* [TASK TO COMPLETE] Transcribe every line exactly and omit anything that is a picture.

* [AVAILABLE DATA]
----

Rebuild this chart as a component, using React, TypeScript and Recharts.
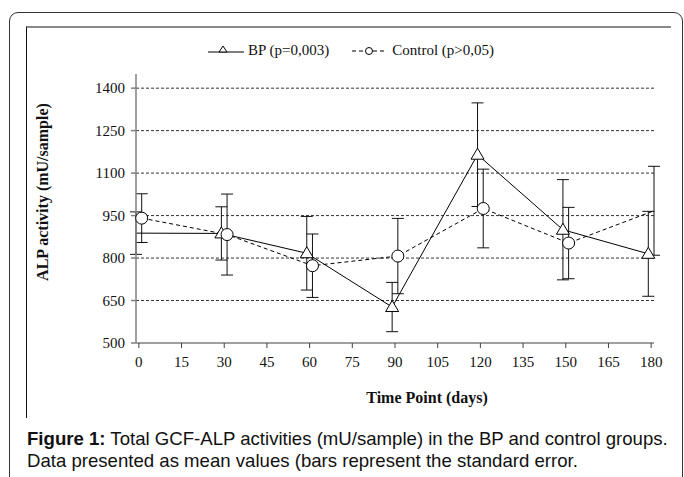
import { LineChart, Line, XAxis, YAxis, CartesianGrid, ErrorBar } from "recharts";

const days = [0, 30, 60, 90, 120, 150, 180];
const bpMean = [888, 887, 817, 627, 1165, 900, 815];
const bpSE = [75, 94, 130, 87, 183, 177, 150];
const controlMean = [941, 883, 773, 807, 975, 853, 967];
const controlSE = [86, 143, 112, 133, 139, 126, 157];

const xTicks = [0, 15, 30, 45, 60, 75, 90, 105, 120, 135, 150, 165, 180];
const yTicks = [500, 650, 800, 950, 1100, 1250, 1400];
const gridValues = yTicks.slice(1);

const bpLabel = "BP (p=0,003)";
const controlLabel = "Control (p>0,05)";

// the original sheet nudges the two groups a day apart so the bars don't sit on top of each other
const NUDGE = 1;

const bpData = days.map((d, i) => ({ x: d - NUDGE, y: bpMean[i], err: bpSE[i] }));
const controlData = days.map((d, i) => ({ x: d + NUDGE, y: controlMean[i], err: controlSE[i] }));

const serif = "'Liberation Serif', 'Times New Roman', serif";
const sans = "'Liberation Sans', Arial, sans-serif";

// markers past the axis ends are hidden, like in the source figure
const visible = (x: number) => x >= 0 && x <= 180;

function TriangleDot(props: any) {
  const { cx, cy, payload } = props;
  if (cx == null || !visible(payload.x)) return <g />;
  return (
    <polygon
      points={`${cx},${cy - 6.5} ${cx + 6.5},${cy + 4.5} ${cx - 6.5},${cy + 4.5}`}
      fill="#fff"
      stroke="#000"
      strokeWidth={1}
    />
  );
}

function CircleDot(props: any) {
  const { cx, cy, payload } = props;
  if (cx == null || !visible(payload.x)) return <g />;
  return <circle cx={cx} cy={cy} r={6} fill="#fff" stroke="#000" strokeWidth={1} />;
}

export default function App() {
  return (
    <div
      style={{
        position: "absolute",
        left: 0,
        top: 0,
        width: 684,
        height: 477,
        overflow: "hidden",
        background: "#fff",
      }}
    >
      {/* outer rounded frame */}
      <div
        style={{
          position: "absolute",
          left: 9,
          top: 12,
          width: 672,
          height: 520,
          border: "1.5px solid #333",
          borderRadius: 9,
        }}
      />
      {/* chart area frame (top + left only show) */}
      <div
        style={{
          position: "absolute",
          left: 26,
          top: 26,
          width: 644,
          height: 390,
          borderTop: "2px solid #8a8a8a",
          borderLeft: "1px solid #111",
        }}
      />

      <LineChart
        width={684}
        height={477}
        style={{ position: "absolute", left: 0, top: 0 }}
        margin={{ top: 74, right: 30, bottom: 104, left: 80 }}
      >
        <CartesianGrid
          vertical={false}
          horizontalValues={gridValues}
          stroke="#333"
          strokeDasharray="3 2"
        />
        <XAxis
          type="number"
          dataKey="x"
          domain={[-1, 181]}
          ticks={xTicks}
          interval={0}
          height={30}
          tickSize={5}
          tickMargin={8}
          stroke="#404040"
          tick={{ fill: "#111", fontSize: 15, fontFamily: serif }}
        />
        <YAxis
          type="number"
          dataKey="y"
          domain={[500, 1450]}
          ticks={yTicks}
          interval={0}
          width={56}
          tickSize={5}
          tickMargin={6}
          stroke="#808080"
          strokeWidth={1.5}
          tick={{ fill: "#111", fontSize: 15, fontFamily: serif }}
        />
        <Line
          data={bpData}
          dataKey="y"
          stroke="#000"
          strokeWidth={1}
          dot={<TriangleDot />}
          activeDot={false}
          isAnimationActive={false}
        >
          <ErrorBar dataKey="err" direction="y" width={6} stroke="#111" strokeWidth={1} />
        </Line>
        <Line
          data={controlData}
          dataKey="y"
          stroke="#000"
          strokeWidth={1}
          strokeDasharray="4 3"
          dot={<CircleDot />}
          activeDot={false}
          isAnimationActive={false}
        >
          <ErrorBar dataKey="err" direction="y" width={6} stroke="#111" strokeWidth={1} />
        </Line>
      </LineChart>

      {/* legend */}
      <div
        style={{
          position: "absolute",
          top: 41,
          left: 208,
          display: "flex",
          alignItems: "center",
          fontFamily: serif,
          fontSize: 15,
          lineHeight: "18px",
          color: "#111",
          whiteSpace: "nowrap",
        }}
      >
        <svg width={36} height={14}>
          <line x1={0} y1={9} x2={36} y2={9} stroke="#000" strokeWidth={1} />
          <polygon points="11,9 19,9 15,3" fill="#fff" stroke="#000" strokeWidth={1} />
        </svg>
        <span style={{ marginLeft: 4 }}>{bpLabel}</span>
        <svg width={33} height={14} style={{ marginLeft: 23 }}>
          <line x1={0} y1={8} x2={33} y2={8} stroke="#000" strokeWidth={1} strokeDasharray="4 3" />
          <circle cx={17} cy={8} r={3.5} fill="#fff" stroke="#000" strokeWidth={1} />
        </svg>
        <span style={{ marginLeft: 7 }}>{controlLabel}</span>
      </div>

      {/* axis titles */}
      <div
        style={{
          position: "absolute",
          left: -77,
          top: 182,
          width: 240,
          height: 20,
          lineHeight: "20px",
          textAlign: "center",
          transform: "rotate(-90deg)",
          fontFamily: serif,
          fontWeight: "bold",
          fontSize: 16,
          color: "#111",
          whiteSpace: "nowrap",
        }}
      >
        ALP activity (mU/sample)
      </div>
      <div
        style={{
          position: "absolute",
          left: 327,
          top: 389,
          width: 200,
          textAlign: "center",
          fontFamily: serif,
          fontWeight: "bold",
          fontSize: 16,
          color: "#111",
          whiteSpace: "nowrap",
        }}
      >
        Time Point (days)
      </div>

      {/* caption */}
      <div
        style={{
          position: "absolute",
          left: 27,
          top: 428,
          fontFamily: sans,
          fontSize: 18.6,
          lineHeight: "22px",
          color: "#111",
          whiteSpace: "nowrap",
        }}
      >
        <div>
          <b>Figure 1:</b> Total GCF-ALP activities (mU/sample) in the BP and control groups.
        </div>
        <div>Data presented as mean values (bars represent the standard error.</div>
      </div>
    </div>
  );
}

----

* [THE ANSWER]
Rebuild this chart as a component, using React, TypeScript and Recharts.
import { LineChart, Line, XAxis, YAxis, CartesianGrid, ErrorBar } from "recharts";

const days = [0, 30, 60, 90, 120, 150, 180];
const bpMean = [888, 887, 817, 627, 1165, 900, 815];
const bpSE = [75, 94, 130, 87, 183, 177, 150];
const controlMean = [941, 883, 773, 807, 975, 853, 967];
const controlSE = [86, 143, 112, 133, 139, 126, 157];

const xTicks = [0, 15, 30, 45, 60, 75, 90, 105, 120, 135, 150, 165, 180];
const yTicks = [500, 650, 800, 950, 1100, 1250, 1400];
const gridValues = yTicks.slice(1);

const bpLabel = "BP (p=0,003)";
const controlLabel = "Control (p>0,05)";

// the original sheet nudges the two groups a day apart so the bars don't sit on top of each other
const NUDGE = 1;

const bpData = days.map((d, i) => ({ x: d - NUDGE, y: bpMean[i], err: bpSE[i] }));
const controlData = days.map((d, i) => ({ x: d + NUDGE, y: controlMean[i], err: controlSE[i] }));

const serif = "'Liberation Serif', 'Times New Roman', serif";
const sans = "'Liberation Sans', Arial, sans-serif";

// markers past the axis ends are hidden, like in the source figure
const visible = (x: number) => x >= 0 && x <= 180;

function TriangleDot(props: any) {
  const { cx, cy, payload } = props;
  if (cx == null || !visible(payload.x)) return <g />;
  return (
    <polygon
      points={`${cx},${cy - 6.5} ${cx + 6.5},${cy + 4.5} ${cx - 6.5},${cy + 4.5}`}
      fill="#fff"
      stroke="#000"
      strokeWidth={1}
    />
  );
}

function CircleDot(props: any) {
  const { cx, cy, payload } = props;
  if (cx == null || !visible(payload.x)) return <g />;
  return <circle cx={cx} cy={cy} r={6} fill="#fff" stroke="#000" strokeWidth={1} />;
}

export default function App() {
  return (
    <div
      style={{
        position: "absolute",
        left: 0,
        top: 0,
        width: 684,
        height: 477,
        overflow: "hidden",
        background: "#fff",
      }}
    >
      {/* outer rounded frame */}
      <div
        style={{
          position: "absolute",
          left: 9,
          top: 12,
          width: 672,
          height: 520,
          border: "1.5px solid #333",
          borderRadius: 9,
        }}
      />
      {/* chart area frame (top + left only show) */}
      <div
        style={{
          position: "absolute",
          left: 26,
          top: 26,
          width: 644,
          height: 390,
          borderTop: "2px solid #8a8a8a",
          borderLeft: "1px solid #111",
        }}
      />

      <LineChart
        width={684}
        height={477}
        style={{ position: "absolute", left: 0, top: 0 }}
        margin={{ top: 74, right: 30, bottom: 104, left: 80 }}
      >
        <CartesianGrid
          vertical={false}
          horizontalValues={gridValues}
          stroke="#333"
          strokeDasharray="3 2"
        />
        <XAxis
          type="number"
          dataKey="x"
          domain={[-1, 181]}
          ticks={xTicks}
          interval={0}
          height={30}
          tickSize={5}
          tickMargin={8}
          stroke="#404040"
          tick={{ fill: "#111", fontSize: 15, fontFamily: serif }}
        />
        <YAxis
          type="number"
          dataKey="y"
          domain={[500, 1450]}
          ticks={yTicks}
          interval={0}
          width={56}
          tickSize={5}
          tickMargin={6}
          stroke="#808080"
          strokeWidth={1.5}
          tick={{ fill: "#111", fontSize: 15, fontFamily: serif }}
        />
        <Line
          data={bpData}
          dataKey="y"
          stroke="#000"
          strokeWidth={1}
          dot={<TriangleDot />}
          activeDot={false}
          isAnimationActive={false}
        >
          <ErrorBar dataKey="err" direction="y" width={6} stroke="#111" strokeWidth={1} />
        </Line>
        <Line
          data={controlData}
          dataKey="y"
          stroke="#000"
          strokeWidth={1}
          strokeDasharray="4 3"
          dot={<CircleDot />}
          activeDot={false}
          isAnimationActive={false}
        >
          <ErrorBar dataKey="err" direction="y" width={6} stroke="#111" strokeWidth={1} />
        </Line>
      </LineChart>

      {/* legend */}
      <div
        style={{
          position: "absolute",
          top: 41,
          left: 208,
          display: "flex",
          alignItems: "center",
          fontFamily: serif,
          fontSize: 15,
          lineHeight: "18px",
          color: "#111",
          whiteSpace: "nowrap",
        }}
      >
        <svg width={36} height={14}>
          <line x1={0} y1={9} x2={36} y2={9} stroke="#000" strokeWidth={1} />
          <polygon points="11,9 19,9 15,3" fill="#fff" stroke="#000" strokeWidth={1} />
        </svg>
        <span style={{ marginLeft: 4 }}>{bpLabel}</span>
        <svg width={33} height={14} style={{ marginLeft: 23 }}>
          <line x1={0} y1={8} x2={33} y2={8} stroke="#000" strokeWidth={1} strokeDasharray="4 3" />
          <circle cx={17} cy={8} r={3.5} fill="#fff" stroke="#000" strokeWidth={1} />
        </svg>
        <span style={{ marginLeft: 7 }}>{controlLabel}</span>
      </div>

      {/* axis titles */}
      <div
        style={{
          position: "absolute",
          left: -77,
          top: 182,
          width: 240,
          height: 20,
          lineHeight: "20px",
          textAlign: "center",
          transform: "rotate(-90deg)",
          fontFamily: serif,
          fontWeight: "bold",
          fontSize: 16,
          color: "#111",
          whiteSpace: "nowrap",
        }}
      >
        ALP activity (mU/sample)
      </div>
      <div
        style={{
          position: "absolute",
          left: 327,
          top: 389,
          width: 200,
          textAlign: "center",
          fontFamily: serif,
          fontWeight: "bold",
          fontSize: 16,
          color: "#111",
          whiteSpace: "nowrap",
        }}
      >
        Time Point (days)
      </div>

      {/* caption */}
      <div
        style={{
          position: "absolute",
          left: 27,
          top: 428,
          fontFamily: sans,
          fontSize: 18.6,
          lineHeight: "22px",
          color: "#111",
          whiteSpace: "nowrap",
        }}
      >
        <div>
          <b>Figure 1:</b> Total GCF-ALP activities (mU/sample) in the BP and control groups.
        </div>
        <div>Data presented as mean values (bars represent the standard error.</div>
      </div>
    </div>
  );
}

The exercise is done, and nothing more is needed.